At some point you need to break the paradigm to do anything useful, be it some IO, or whatever. Working in a FP way for as long as appropriate will make large parts of your program better testable and avoid large amounts of unwelcome surprises. If at some point you got some result, which you want to let affect the real world, then you can still limit mutation to that place, where you got the result. I would avoid that for as long as possible, to have larger parts of my program be easy to reason about.

GUI has been one of the strongholds of mutation-encouraging paradigms though. It should be said. I would use it as an example, where one probably might need mutation for performance reason and for the reason, that I find it a bit too overheady to create a new widget for every small change.

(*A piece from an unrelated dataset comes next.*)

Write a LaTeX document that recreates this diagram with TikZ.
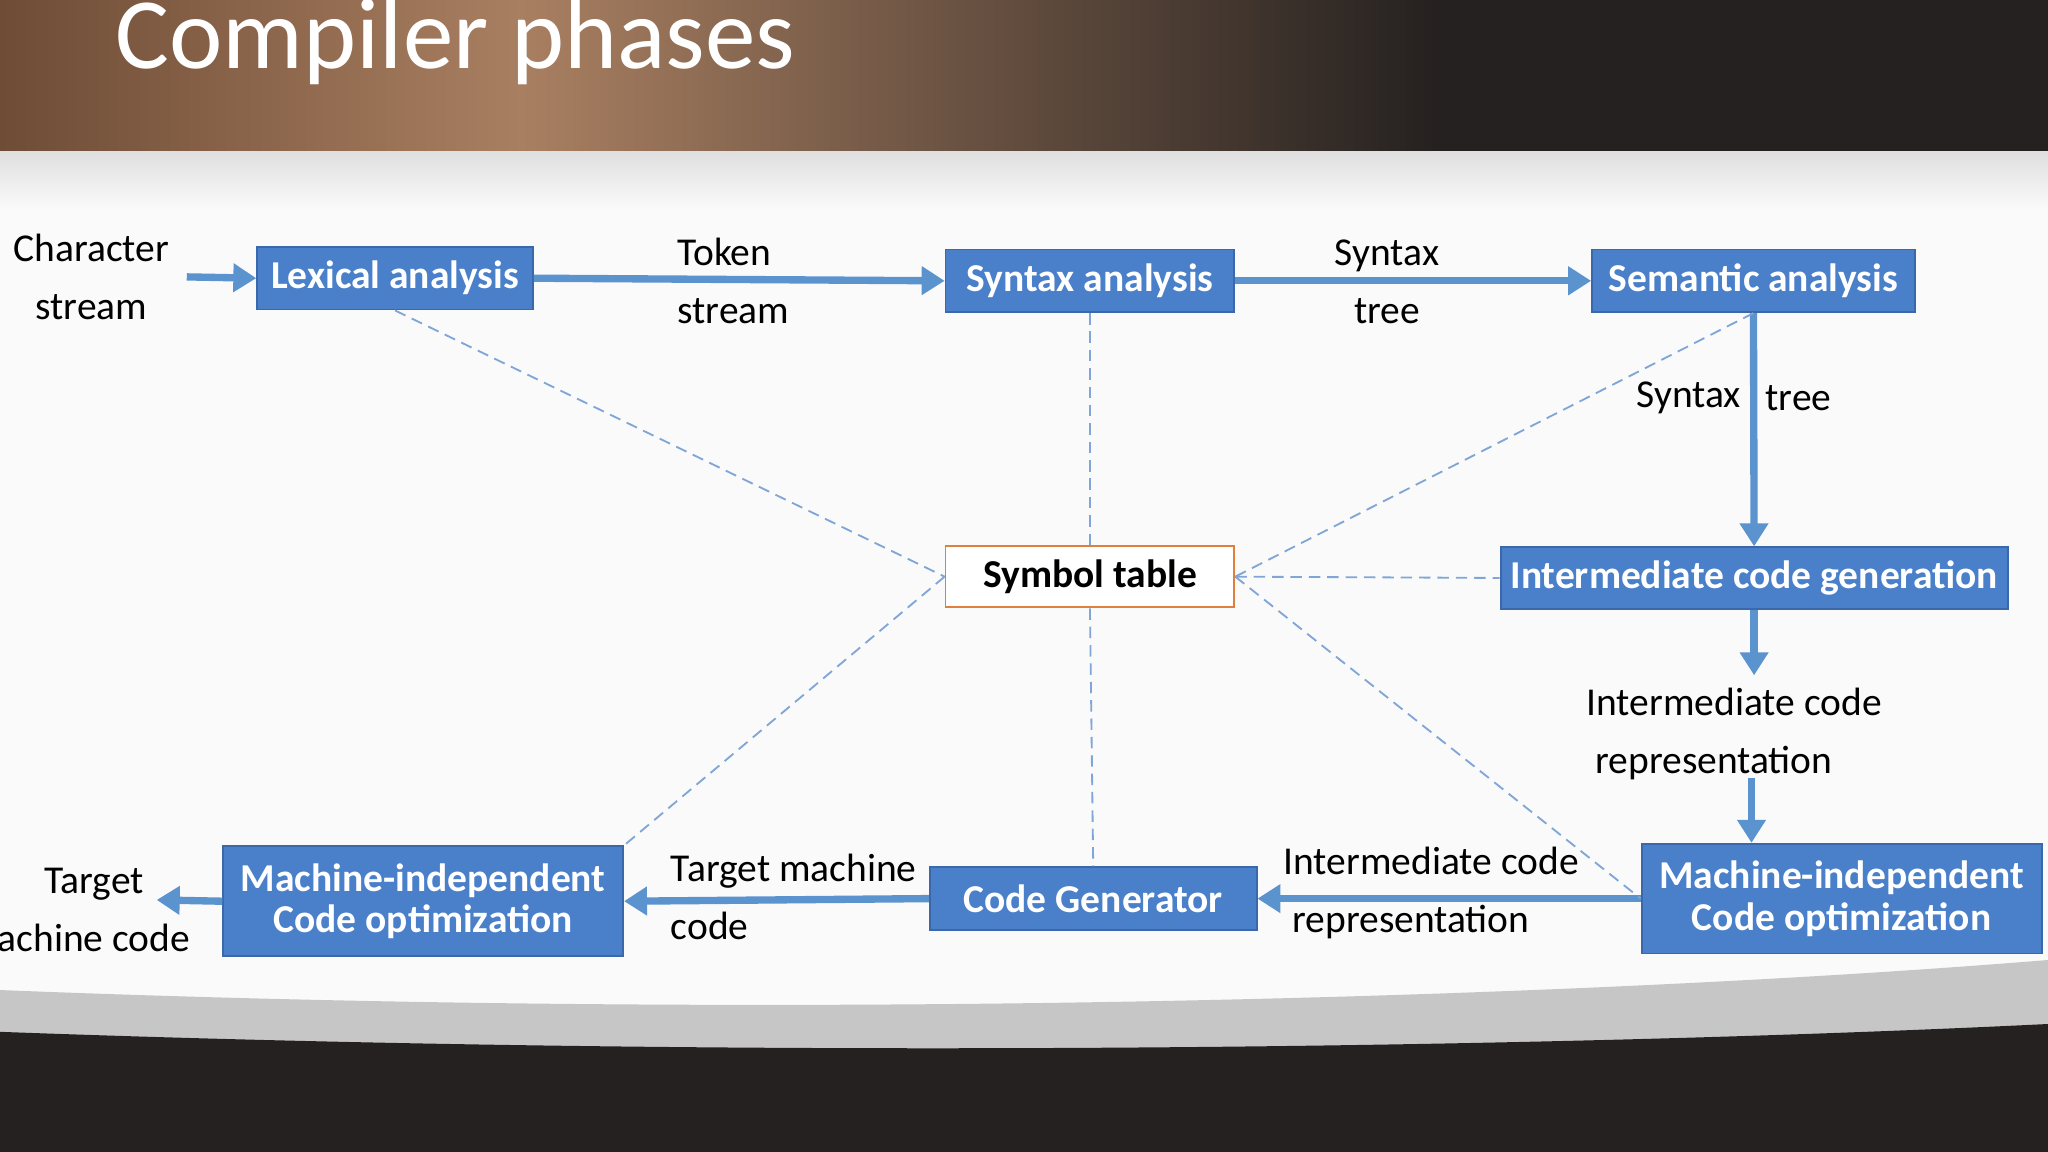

I don't know enough about how some languages try to solve this and stay declarative or functional, to comment on that.

this is me being cheeky, but how do you know that the real world is mutable?

if you believe in super-determinism and that everything progresses based on predetermined laws you can take the view that space+time already exists in all its past and future and that nothing happens.

or, quantum mechanics in the multiple world interpretations. you can say that the state of the world literally splits whenever there is an event.

i guess the metapoint here is that just because something seems mutable does not mean it’s really mutable and that mutable and immutable only make sense at certain levels of matter organization (are atoms mutable? what about photons? what about quarks?)

Late to the party here, but what you propose is not being cheeky.

Rich Hickey (Clojure creator) himself has a similar, interesting, and compelling take on time and mutability [0]. This perspective is the underlying basis of Datomic.

[0] - https://youtu.be/ScEPu1cs4l0

i found that people are more open to this idea if they believe i am kidding.